Submitting to Obscurity

This morning on NPR, I was listening to a report about a museum in Oregon, which will receive a Van Gogh painting, "Ox-Cart," from a regional family. The painting is from Van Gogh's early career and unlike his most famous work is quite dark. The reporter went to a local coffee shop to gather some responses, and this comment stopped me in my tracks. When talking about Van Gogh's sunflowers and how those sunflowers have been branded on all manner of things from mugs to posters to bumper stickers, a woman named Sally Cleveland, who is an artist herself, said this:

"I would rather submit to obsurity than be a coffee mug."

I was taken aback...what? I love Van Gogh's sunflowers and whenever I see them they make me happy, whether they are on a mug or on the wall as a print of the original. Whenever I see a famous work on a magnet or a mug, I am happy to recall the original. I do not presume that the mug itself is trying to be "art," merely a representation, an artifice...but wait..isn't that the definition of the arts? Certainly I can see the intrinsic value in the original painting versus the "mock-u-painting" on the mug, but if it recalls to mind the original, isn't that worthy?

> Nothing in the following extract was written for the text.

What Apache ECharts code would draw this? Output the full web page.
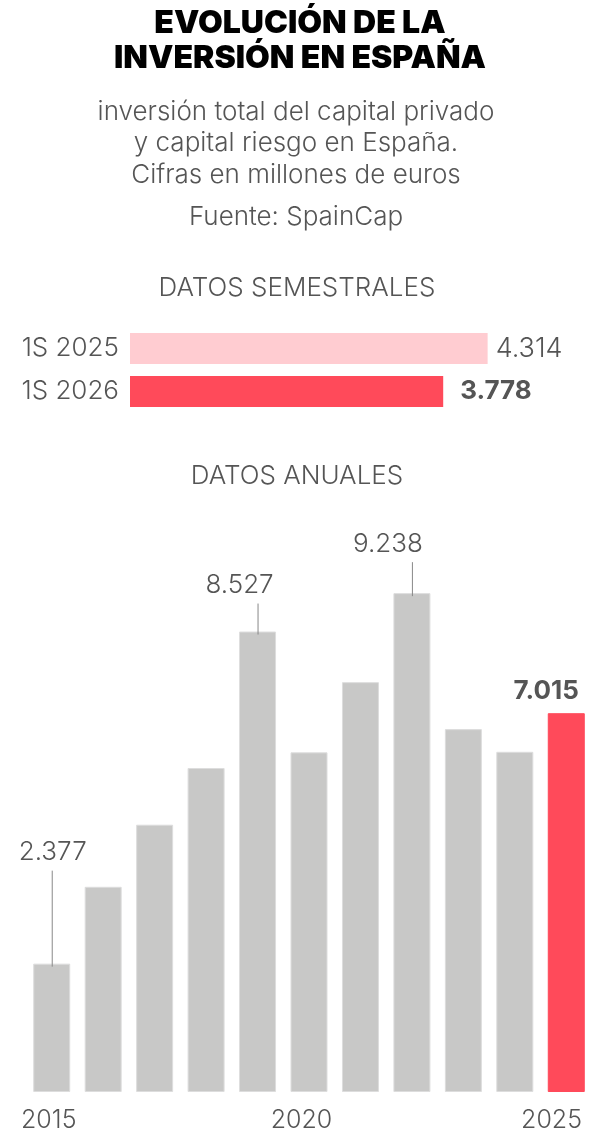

Of course, the real reason the comment brought me up short is because it touches on my medium as well...the written word...and my ego. It seems a brave comment to make for an artist. What is it that I aim to do with my work? I aim to publish as much as possible in the best venues possible. Does this make me vain? Would I "stoop" to having my poem on a mug? A niggling thought in the back of my mind suggests I might. Would I choose to "submit to obscurity"? No, while I know I'm probably never going to be on Oprah's bookclub list, I do hope to find some willing audience somewhere. And this recalls another letter from Emily Dickinson to T. W. Higginson. This one from 7 June 1862, when E.D. says this:

"I smile when you suggest that I delay 'to publish' -- that being foreign to my thought, as Firmament to Fin --
If fame belonged to me, I could not escape her -- if she did not, the longest day would pass me on the chase -- and the approbation of my Dog, would forsake me -- then -- My Barefoot Rank is better -- "

I have read and re-read this letter for years, struggling with my own emotions about publishing. Is the artist who works at the art without thinking of publishing ("barefoot") a purer artist? How much does audience play a role in the creative process? How much does the ego-boost of a publication help push my writing along? Would I continue to write, against all odds, if I received nothing but rejections? I doubt it. For whom do I write? For myself, of course, but I have always written in an effort to communicate, and that implies an audience.

Where is the line between the mass-market mug and Dickinson's "Barefoot Rank"?